Mr. Veitch, to whom much credit is due for his endeavours to introduce the tea-plant, showed us his plantation here. It is situated on a sunny terrace behind the house; the plants were then looking exceedingly healthy, and in the most luxuriant state of vegetation, the greater number being in blossom; they were then twelve years old. The original plants are small, and principally kept for seed, which is now ripening on them, and they are also laid down in layers for the next year. The first generation that was procured from these was in a still more flourishing condition, proving the advantages of acclimatization, and the value that might be made of Madeira for introducing plants into
Europe. Here we find both the green, black, and gunpowder ; the leaves are gathered in May, when fresh and tender, but must be kept a year before using. We partook of some of it for our breakfast, and, though hardly strong enough, it was of a fine flavour, and had not that coppery taste perceived at times on the tea at home. Mr. Veitch is in the habit of mixing with it the flower of the olea fragrans, which adds considerably to its quality. The fresh leaf has little or no taste, and so much of the flavour is the effect of the drying process, that it must be some time ere we can arrive at the perfection of the Chinese in tea manufacturing, while they are so anxious to prevent our receiving information concerning it.

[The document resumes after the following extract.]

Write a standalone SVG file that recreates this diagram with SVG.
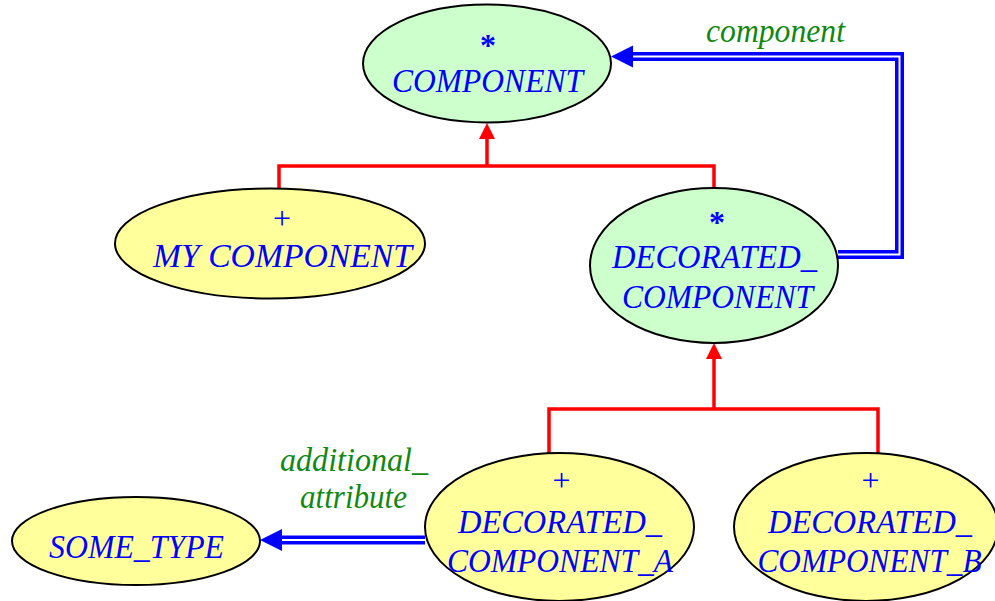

Emerging from the valley of the Jardim, and proceeding through the village, a troop of guides soon collected, who each-disputed for the honour of conducting the Signor Inglese to the Coural. I was led to the top of the hill surmounting the Jardim ; the guide assumed a mysterious air, and holding my horse by the bridle—lo! the Coural opened to view—so suddenly, indeed, that I started back in horror at finding myself on the very brink of a precipice upwards of 1300 feet in depth. This immense abyss stretches across the island, far as the eye can reach. It is a series of valleys inclosed on all sides by enormous perpendicular precipices, some of which are the principal heights of Madeira, as Pico Grande, the Torrinhas, and the Pico Ruivo, 6237 feet in elevation,—the bottom and sides being a forest of the noblest trees. The height of the surrounding mountains—the roaring torrents which dash through the hills—the azure sky, and the wild sublimity of the spot, have justly procured for it the title of the Switzerland of Madeira. From the place where I stood, the white cottages that sprinkle the bottom looked like so many egg-shells; and the stream that swept through the valley, and the rivulets upon the mountain sides, appeared so many veins of molten silver, as the sun glistened on their changing surfaces. I know not how long I might have remained fixed in admiration of this scene, had not my guides, each supplicating for a pistarine, reminded me that I had still farther to go. These I dismissed, and trusting to the guidance of my burriqueiro for the rest of my journey, commenced the descent.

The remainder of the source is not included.